In Niger c’è una scena che vale più di mille comunicati diplomatici: i blindati francesi che lasciano Niamey sotto gli insulti, e gli elicotteri italiani che atterrano serenamente nella stessa capitale, accolti con sorrisi ufficiali e bandiere issate. È il nuovo lessico del Sahel golpista: Parigi fuori, Roma dentro.
Non perché l’Italia sia percepita come un liberatore — nessuno si illuda. Semplicemente, oggi conviene di più.
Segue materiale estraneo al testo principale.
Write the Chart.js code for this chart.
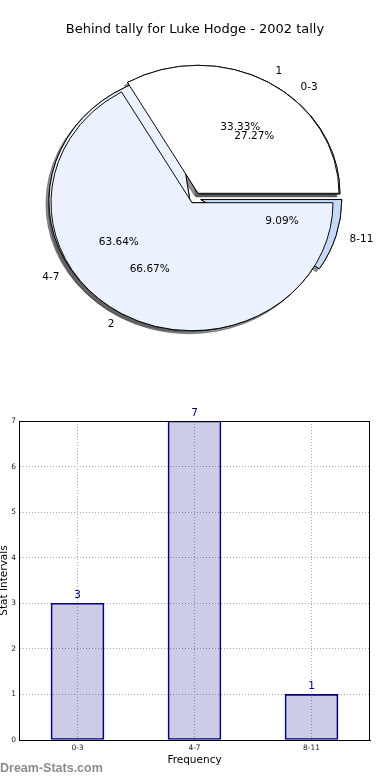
<!DOCTYPE html>
<html>
<head>
<meta charset="utf-8">
<script src="https://cdn.jsdelivr.net/npm/chart.js@4.4.0/dist/chart.umd.min.js"></script>
<style>
  body { margin: 0; background: #fff; }
  #wrap { position: relative; width: 390px; height: 780px; overflow: hidden; }
  #pieChart { position: absolute; left: 0; top: 0; }
  #barChart { position: absolute; left: 0; top: 390px; }
  #mark { position: absolute; left: 0; top: 761px; line-height: 14px; font: bold 12.5px "Liberation Sans", sans-serif; color: #8c8c8c; }
</style>
</head>
<body>
<div id="wrap">
  <canvas id="pieChart" width="390" height="390"></canvas>
  <canvas id="barChart" width="390" height="390"></canvas>
  <div id="mark">Dream-Stats.com</div>
</div>
<script>
// data
var chartTitle = 'Behind tally for Luke Hodge - 2002 tally';
var intervalLabels = ['0-3', '4-7', '8-11'];
var intervalCounts = [3, 7, 1];
var intervalColors = ['#ffffff', '#ebf1fd', '#c6daf8'];
var tallyNames = ['1', '2'];
var tallyCounts = [1, 2];
var tallyColors = ['#ffffff', '#ebf1fd'];
var yTicks = [0, 1, 2, 3, 4, 5, 6, 7];

// pie look
var PIE_RADIUS = 141;
var PIE_SQUASH = 128 / 141;
var PIE_EXPLODE = 6;

Chart.defaults.font.family = '"DejaVu Sans", sans-serif';
Chart.defaults.color = '#000';

function rev(a) { return a.slice().reverse(); }

// move one wedge out from the centre and flatten the pie a little
function placeWedge(ctx, arc) {
  var mid = (arc.startAngle + arc.endAngle) / 2;
  ctx.translate(arc.x, arc.y);
  ctx.scale(1, PIE_SQUASH);
  ctx.translate(Math.cos(mid) * PIE_EXPLODE, Math.sin(mid) * PIE_EXPLODE);
  ctx.translate(-arc.x, -arc.y);
}

// pie where every dataset fills the whole circle (drawn on top of each other)
class ExplodedPieController extends Chart.PieController {
  updateElements(arcs, start, count, mode) {
    this.innerRadius = 0;
    this.outerRadius = PIE_RADIUS;
    super.updateElements(arcs, start, count, mode);
  }
  draw() {
    var ctx = this.chart.ctx;
    this._cachedMeta.data.forEach(function (arc) {
      ctx.save();
      placeWedge(ctx, arc);
      arc.draw(ctx);
      ctx.restore();
    });
  }
}
ExplodedPieController.id = 'explodedPie';
ExplodedPieController.defaults = {};
Chart.register(ExplodedPieController);

// all shadows go under all wedges
var pieShadow = {
  id: 'pieShadow',
  beforeDatasetsDraw: function (chart) {
    var ctx = chart.ctx;
    chart.getSortedVisibleDatasetMetas().slice().reverse().forEach(function (meta) {
      meta.data.forEach(function (arc) {
        ctx.save();
        ctx.shadowColor = 'rgba(60,60,60,0.55)';
        ctx.shadowOffsetX = -3;
        ctx.shadowOffsetY = 3;
        ctx.shadowBlur = 0;
        placeWedge(ctx, arc);
        arc.draw(ctx);
        ctx.restore();
      });
    });
  }
};

var pieLabels = {
  id: 'pieLabels',
  afterDatasetsDraw: function (chart) {
    var ctx = chart.ctx;
    ctx.save();
    ctx.font = '10.5px "DejaVu Sans"';
    ctx.fillStyle = '#000';
    ctx.textBaseline = 'middle';
    chart.data.datasets.forEach(function (ds, d) {
      var meta = chart.getDatasetMeta(d);
      var total = ds.data.reduce(function (a, b) { return a + b; }, 0);
      meta.data.forEach(function (arc, i) {
        var mid = (arc.startAngle + arc.endAngle) / 2;
        var c = Math.cos(mid), s = Math.sin(mid);
        var r = PIE_RADIUS * 0.6 + PIE_EXPLODE;
        ctx.textAlign = 'center';
        ctx.fillText((ds.data[i] / total * 100).toFixed(2) + '%', arc.x + c * r, arc.y + s * r * PIE_SQUASH);
        r = PIE_RADIUS * 1.1 + PIE_EXPLODE;
        ctx.textAlign = c > 0 ? 'left' : 'right';
        ctx.fillText(ds.names[i], arc.x + c * r, arc.y + s * r * PIE_SQUASH);
      });
    });
    ctx.restore();
  }
};

new Chart(document.getElementById('pieChart'), {
  type: 'explodedPie',
  data: {
    labels: intervalLabels,
    datasets: [
      {
        data: rev(tallyCounts),
        names: rev(tallyNames),
        backgroundColor: rev(tallyColors),
        borderColor: '#000',
        borderWidth: 1,
        borderJoinStyle: 'miter',
        rotation: 90
      },
      {
        data: rev(intervalCounts),
        names: rev(intervalLabels),
        backgroundColor: rev(intervalColors),
        borderColor: '#000',
        borderWidth: 1,
        borderJoinStyle: 'miter',
        rotation: 90
      }
    ]
  },
  options: {
    responsive: false,
    animation: false,
    events: [],
    rotation: 90,
    layout: { padding: { bottom: 31.6 } },
    plugins: {
      legend: { display: false },
      tooltip: { enabled: false },
      title: {
        display: true,
        text: chartTitle,
        color: '#000',
        font: { size: 13, weight: 'normal' },
        padding: { top: 22, bottom: 0 }
      }
    }
  },
  plugins: [pieShadow, pieLabels]
});

// numbers above the bars
var barValues = {
  id: 'barValues',
  afterDatasetsDraw: function (chart) {
    var ctx = chart.ctx;
    var ds = chart.data.datasets[0];
    ctx.save();
    ctx.font = '10.5px "DejaVu Sans"';
    ctx.fillStyle = '#000080';
    ctx.textAlign = 'center';
    ctx.textBaseline = 'alphabetic';
    chart.getDatasetMeta(0).data.forEach(function (bar, i) {
      ctx.fillText(String(ds.data[i]), bar.x, bar.y - 5);
    });
    ctx.restore();
  }
};

// box round the plot
var frame = {
  id: 'frame',
  afterDraw: function (chart) {
    var a = chart.chartArea, ctx = chart.ctx;
    ctx.save();
    ctx.strokeStyle = '#000';
    ctx.lineWidth = 1;
    ctx.strokeRect(Math.round(a.left) + 0.5, Math.round(a.top) + 0.5, Math.round(a.right - a.left) - 1, Math.round(a.bottom - a.top));
    ctx.restore();
  }
};

var gridDots = { color: '#a8a8a8', lineWidth: 1, drawTicks: false };

new Chart(document.getElementById('barChart'), {
  type: 'bar',
  data: {
    labels: intervalLabels,
    datasets: [{
      data: intervalCounts,
      backgroundColor: 'rgba(0,0,128,0.2)',
      borderColor: '#000080',
      borderWidth: 1,
      borderSkipped: false,
      barThickness: 53
    }]
  },
  options: {
    responsive: false,
    animation: false,
    events: [],
    layout: { padding: { top: 31, right: 20, left: 0, bottom: 0 } },
    plugins: { legend: { display: false }, tooltip: { enabled: false } },
    scales: {
      x: {
        z: 1,
        offset: true,
        grid: Object.assign({ offset: false }, gridDots),
        border: { color: '#000', width: 1, dash: [1, 2] },
        ticks: { font: { size: 7.5 }, color: '#222', padding: 4, maxRotation: 0 },
        title: { display: true, text: 'Frequency', color: '#000', font: { size: 10.5 }, padding: { top: 0, bottom: 13.7 } },
        afterFit: function (s) { s.height = 40; }
      },
      y: {
        z: 1,
        min: yTicks[0],
        max: yTicks[yTicks.length - 1],
        grid: gridDots,
        border: { color: '#000', width: 1, dash: [1, 2] },
        ticks: { stepSize: 1, font: { size: 7.5 }, color: '#222', padding: 3 },
        afterBuildTicks: function (s) { s.ticks = yTicks.map(function (v) { return { value: v }; }); },
        title: { display: true, text: 'Stat Intervals', color: '#000', font: { size: 10.5 }, padding: { top: -2.5, bottom: 0 } },
        afterFit: function (s) { s.width = 19; }
      }
    }
  },
  plugins: [barValues, frame]
});
</script>
</body>
</html>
Gli italiani non arrivano con il peso storico di una potenza coloniale vissuta come predatrice, e non pretendono di dettare la linea come l’Eliseo per decenni ha fatto nella sua “Françafrique”. Nel linguaggio pragmatico delle giunte saheliane, l’Italia è un partner utile, non un padrone da scalzare.
Ma dietro questa accoglienza c’è un’equazione crudele: la nostra presenza militare e politica sopravvive perché promettiamo ai generali che fermeremo i migranti. Il passaporto della cooperazione si chiama controllo delle frontiere africane, molto prima che pane, acqua e scuole.
E così la missione di Tajani e Piantedosi a Niamey non ha bisogno di essere tradotta. “Cooperazione”, “formazione”, “sicurezza alimentare”: parole pulite per dire una cosa sporca e semplice. Difendiamo i nostri confini ben oltre il Mediterraneo. E accettiamo — almeno de facto — che al potere ci sia una giunta militare arrivata con un colpo di Stato, come in Mali e Burkina Faso.
Il Niger non è più solo il confine sud dell’Europa, come disse Minniti: è la diga strategica dove Roma spera di trattenere l’Africa. Nel deserto di Agadez, uomini e donne in fuga restano intrappolati tra decreti militari, fondi europei e centri “umanitari” che troppo spesso sembrano recinti. Il traffico di esseri umani è tornato un business, perché la legge anti-migrazioni è stata cancellata dalla giunta: in assenza di alternative economiche, l’unico welfare è spesso accompagnare i disperati verso la Libia.
Intanto, i nostri soldati addestrano forze di sicurezza che controllano rotte e popolazioni. E dividono la base con i mercenari russi dell’Africa Corps, i nuovi padroni dell’insicurezza saheliana. L’Italia è ancora lì — ultimo pezzo di NATO in un territorio dove l’Occidente è stato cacciato a colpi di slogan e di rancore storico. Non per amore dell’Italia, ma per un calcolo di potenza.
È un paradosso bruciante: i nigerini hanno respinto i francesi perché simbolo del dominio, ma accettano noi perché promettiamo la stessa cosa che promettevano loro: stabilità in cambio di controllo. Una stabilità che costa diritti, pluralismo, respiro democratico. E che considera i migranti non persone, ma merce geopolitica.
L’Africa oggi sceglie, sperimenta, sbaglia, rischia. Si emancipa, con orgoglio. Ma anche decide chi entra e chi resta. Accogliere gli italiani e cacciare i francesi dice molto della fase che viviamo: il Sahel non accetta più padroni, ma è disposto ad accogliere chi si presenta con guanti bianchi e obiettivi chiari.
La domanda, allora, è per noi: stiamo costruendo una nuova cooperazione o stiamo solo imparando ad occupare meglio?
Perché una presenza militare che vive di migrazioni bloccate e governi militari non è “Piano Mattei”. È solo geopolitica vestita da carità.
E quando i popoli africani torneranno a chiedere libertà — come stanno già facendo altrove — non basterà cambiare uniforme per dimostrare che siamo diversi da chi c’era prima.